(Rows):
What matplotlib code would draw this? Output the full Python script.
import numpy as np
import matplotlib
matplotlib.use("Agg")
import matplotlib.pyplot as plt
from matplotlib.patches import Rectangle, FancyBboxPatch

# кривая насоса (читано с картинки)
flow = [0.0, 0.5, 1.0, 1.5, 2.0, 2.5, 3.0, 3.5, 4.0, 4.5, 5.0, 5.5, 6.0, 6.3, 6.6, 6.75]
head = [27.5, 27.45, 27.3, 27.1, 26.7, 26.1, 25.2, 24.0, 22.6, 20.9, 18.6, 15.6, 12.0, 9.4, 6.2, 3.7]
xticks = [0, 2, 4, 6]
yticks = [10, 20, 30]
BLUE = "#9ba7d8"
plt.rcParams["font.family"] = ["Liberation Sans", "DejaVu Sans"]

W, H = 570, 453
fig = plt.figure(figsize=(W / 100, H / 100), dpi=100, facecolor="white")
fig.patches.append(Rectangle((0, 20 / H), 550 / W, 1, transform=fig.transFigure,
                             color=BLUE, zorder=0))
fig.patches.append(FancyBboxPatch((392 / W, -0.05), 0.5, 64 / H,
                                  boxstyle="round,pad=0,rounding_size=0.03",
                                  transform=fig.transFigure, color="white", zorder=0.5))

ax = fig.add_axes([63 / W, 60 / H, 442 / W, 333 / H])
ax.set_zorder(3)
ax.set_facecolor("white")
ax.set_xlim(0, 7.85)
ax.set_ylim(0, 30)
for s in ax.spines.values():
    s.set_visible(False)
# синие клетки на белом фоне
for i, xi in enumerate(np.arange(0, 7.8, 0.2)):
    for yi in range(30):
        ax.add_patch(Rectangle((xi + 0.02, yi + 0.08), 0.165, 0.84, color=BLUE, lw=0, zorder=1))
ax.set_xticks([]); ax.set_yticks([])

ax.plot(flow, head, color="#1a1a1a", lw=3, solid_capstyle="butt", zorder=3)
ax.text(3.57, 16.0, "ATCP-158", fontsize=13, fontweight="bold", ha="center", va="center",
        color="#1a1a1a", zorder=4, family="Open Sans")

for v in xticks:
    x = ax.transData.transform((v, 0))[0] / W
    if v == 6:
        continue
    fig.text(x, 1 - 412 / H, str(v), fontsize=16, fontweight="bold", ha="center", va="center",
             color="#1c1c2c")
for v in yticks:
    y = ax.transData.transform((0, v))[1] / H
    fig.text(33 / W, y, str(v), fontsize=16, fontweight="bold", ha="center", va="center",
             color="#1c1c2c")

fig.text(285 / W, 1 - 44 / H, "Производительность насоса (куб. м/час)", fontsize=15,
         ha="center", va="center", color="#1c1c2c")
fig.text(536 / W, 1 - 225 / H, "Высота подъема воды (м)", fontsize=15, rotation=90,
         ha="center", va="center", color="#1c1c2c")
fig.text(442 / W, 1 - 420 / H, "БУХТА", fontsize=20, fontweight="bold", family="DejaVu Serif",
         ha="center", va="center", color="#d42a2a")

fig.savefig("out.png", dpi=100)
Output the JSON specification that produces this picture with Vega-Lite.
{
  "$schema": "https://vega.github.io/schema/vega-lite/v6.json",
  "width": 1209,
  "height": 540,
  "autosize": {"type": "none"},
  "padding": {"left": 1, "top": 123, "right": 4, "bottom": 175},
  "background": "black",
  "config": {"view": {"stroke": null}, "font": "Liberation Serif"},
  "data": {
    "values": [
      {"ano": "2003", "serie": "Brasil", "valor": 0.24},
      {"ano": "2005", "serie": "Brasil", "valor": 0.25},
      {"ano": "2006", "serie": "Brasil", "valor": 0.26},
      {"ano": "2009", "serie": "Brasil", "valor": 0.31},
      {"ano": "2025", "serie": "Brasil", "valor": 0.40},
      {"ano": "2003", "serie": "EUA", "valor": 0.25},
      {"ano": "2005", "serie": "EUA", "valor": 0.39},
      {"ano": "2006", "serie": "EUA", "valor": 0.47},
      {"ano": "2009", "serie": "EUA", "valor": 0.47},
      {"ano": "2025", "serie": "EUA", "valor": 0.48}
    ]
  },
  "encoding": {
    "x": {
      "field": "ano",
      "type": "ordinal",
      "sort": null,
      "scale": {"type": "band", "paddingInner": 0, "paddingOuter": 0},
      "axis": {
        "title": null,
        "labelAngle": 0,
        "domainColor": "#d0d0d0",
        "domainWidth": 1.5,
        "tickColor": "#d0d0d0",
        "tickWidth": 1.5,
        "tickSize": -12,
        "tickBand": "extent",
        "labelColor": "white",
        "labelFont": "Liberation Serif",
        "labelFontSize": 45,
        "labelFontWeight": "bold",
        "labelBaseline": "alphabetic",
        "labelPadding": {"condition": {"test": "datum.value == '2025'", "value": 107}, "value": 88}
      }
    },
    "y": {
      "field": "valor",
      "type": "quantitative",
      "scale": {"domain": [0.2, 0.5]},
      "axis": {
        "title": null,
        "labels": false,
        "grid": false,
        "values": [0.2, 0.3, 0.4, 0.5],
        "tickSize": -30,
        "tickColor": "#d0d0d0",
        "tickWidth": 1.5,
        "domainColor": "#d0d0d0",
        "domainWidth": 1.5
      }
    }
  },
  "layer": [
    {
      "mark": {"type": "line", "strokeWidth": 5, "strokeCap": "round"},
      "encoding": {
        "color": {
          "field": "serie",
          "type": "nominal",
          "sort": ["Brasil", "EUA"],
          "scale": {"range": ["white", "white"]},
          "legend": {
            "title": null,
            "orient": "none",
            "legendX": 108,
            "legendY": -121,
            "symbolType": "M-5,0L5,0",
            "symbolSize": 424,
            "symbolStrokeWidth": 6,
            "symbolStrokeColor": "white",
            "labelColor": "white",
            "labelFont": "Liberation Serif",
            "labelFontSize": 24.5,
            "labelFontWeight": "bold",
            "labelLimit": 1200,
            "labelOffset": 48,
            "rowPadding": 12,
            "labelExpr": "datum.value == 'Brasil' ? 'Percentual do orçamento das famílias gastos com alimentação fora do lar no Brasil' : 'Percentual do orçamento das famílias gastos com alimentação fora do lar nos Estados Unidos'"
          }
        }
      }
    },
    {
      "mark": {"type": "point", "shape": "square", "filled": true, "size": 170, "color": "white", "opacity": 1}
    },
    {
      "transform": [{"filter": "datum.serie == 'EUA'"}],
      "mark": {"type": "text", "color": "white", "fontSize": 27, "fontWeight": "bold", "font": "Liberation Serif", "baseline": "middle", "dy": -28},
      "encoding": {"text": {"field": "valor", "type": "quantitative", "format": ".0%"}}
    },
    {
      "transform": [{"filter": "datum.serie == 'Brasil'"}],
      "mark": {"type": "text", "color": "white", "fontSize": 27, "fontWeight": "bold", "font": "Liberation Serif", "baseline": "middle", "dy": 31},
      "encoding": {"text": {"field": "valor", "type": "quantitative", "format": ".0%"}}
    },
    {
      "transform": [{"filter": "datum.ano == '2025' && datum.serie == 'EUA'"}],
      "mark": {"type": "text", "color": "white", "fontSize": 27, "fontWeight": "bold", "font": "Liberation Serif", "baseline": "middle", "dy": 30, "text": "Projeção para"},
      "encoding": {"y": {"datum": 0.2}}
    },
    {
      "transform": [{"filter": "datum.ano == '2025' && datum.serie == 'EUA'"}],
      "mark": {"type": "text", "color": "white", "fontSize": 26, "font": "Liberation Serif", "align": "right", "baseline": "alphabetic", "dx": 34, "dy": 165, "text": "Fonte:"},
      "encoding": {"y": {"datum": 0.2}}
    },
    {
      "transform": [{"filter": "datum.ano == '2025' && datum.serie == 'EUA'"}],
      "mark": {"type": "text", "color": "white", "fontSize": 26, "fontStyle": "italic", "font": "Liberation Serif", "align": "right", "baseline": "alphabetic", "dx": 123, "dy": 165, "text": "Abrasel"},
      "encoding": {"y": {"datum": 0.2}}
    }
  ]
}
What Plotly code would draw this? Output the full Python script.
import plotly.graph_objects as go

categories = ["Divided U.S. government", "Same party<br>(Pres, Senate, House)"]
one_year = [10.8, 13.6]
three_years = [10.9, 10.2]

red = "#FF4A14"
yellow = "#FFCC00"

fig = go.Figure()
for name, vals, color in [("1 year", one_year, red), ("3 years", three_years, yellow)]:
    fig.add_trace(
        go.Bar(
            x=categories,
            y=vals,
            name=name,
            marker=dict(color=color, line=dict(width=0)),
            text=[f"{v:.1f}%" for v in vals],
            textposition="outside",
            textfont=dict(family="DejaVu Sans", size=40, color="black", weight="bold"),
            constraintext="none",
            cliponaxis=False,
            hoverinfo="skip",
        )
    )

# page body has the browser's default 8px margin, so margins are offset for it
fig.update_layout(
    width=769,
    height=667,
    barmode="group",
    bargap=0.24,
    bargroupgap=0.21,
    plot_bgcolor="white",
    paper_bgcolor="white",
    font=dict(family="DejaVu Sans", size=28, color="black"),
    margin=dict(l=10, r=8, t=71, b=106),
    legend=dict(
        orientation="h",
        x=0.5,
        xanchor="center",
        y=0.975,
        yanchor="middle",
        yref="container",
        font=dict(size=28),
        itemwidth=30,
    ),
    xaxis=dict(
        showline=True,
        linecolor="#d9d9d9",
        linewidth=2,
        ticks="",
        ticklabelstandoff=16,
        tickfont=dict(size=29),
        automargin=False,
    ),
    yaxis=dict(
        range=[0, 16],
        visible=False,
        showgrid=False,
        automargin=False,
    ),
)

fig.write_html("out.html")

(What is needed):
Write out the listing's lines exactly, from its first line through the line that contains "ax.set_xticks([]); ax.set_yticks([])", and stop there.

(Result):
What matplotlib code would draw this? Output the full Python script.
import numpy as np
import matplotlib
matplotlib.use("Agg")
import matplotlib.pyplot as plt
from matplotlib.patches import Rectangle, FancyBboxPatch

# кривая насоса (читано с картинки)
flow = [0.0, 0.5, 1.0, 1.5, 2.0, 2.5, 3.0, 3.5, 4.0, 4.5, 5.0, 5.5, 6.0, 6.3, 6.6, 6.75]
head = [27.5, 27.45, 27.3, 27.1, 26.7, 26.1, 25.2, 24.0, 22.6, 20.9, 18.6, 15.6, 12.0, 9.4, 6.2, 3.7]
xticks = [0, 2, 4, 6]
yticks = [10, 20, 30]
BLUE = "#9ba7d8"
plt.rcParams["font.family"] = ["Liberation Sans", "DejaVu Sans"]

W, H = 570, 453
fig = plt.figure(figsize=(W / 100, H / 100), dpi=100, facecolor="white")
fig.patches.append(Rectangle((0, 20 / H), 550 / W, 1, transform=fig.transFigure,
                             color=BLUE, zorder=0))
fig.patches.append(FancyBboxPatch((392 / W, -0.05), 0.5, 64 / H,
                                  boxstyle="round,pad=0,rounding_size=0.03",
                                  transform=fig.transFigure, color="white", zorder=0.5))

ax = fig.add_axes([63 / W, 60 / H, 442 / W, 333 / H])
ax.set_zorder(3)
ax.set_facecolor("white")
ax.set_xlim(0, 7.85)
ax.set_ylim(0, 30)
for s in ax.spines.values():
    s.set_visible(False)
# синие клетки на белом фоне
for i, xi in enumerate(np.arange(0, 7.8, 0.2)):
    for yi in range(30):
        ax.add_patch(Rectangle((xi + 0.02, yi + 0.08), 0.165, 0.84, color=BLUE, lw=0, zorder=1))
ax.set_xticks([]); ax.set_yticks([])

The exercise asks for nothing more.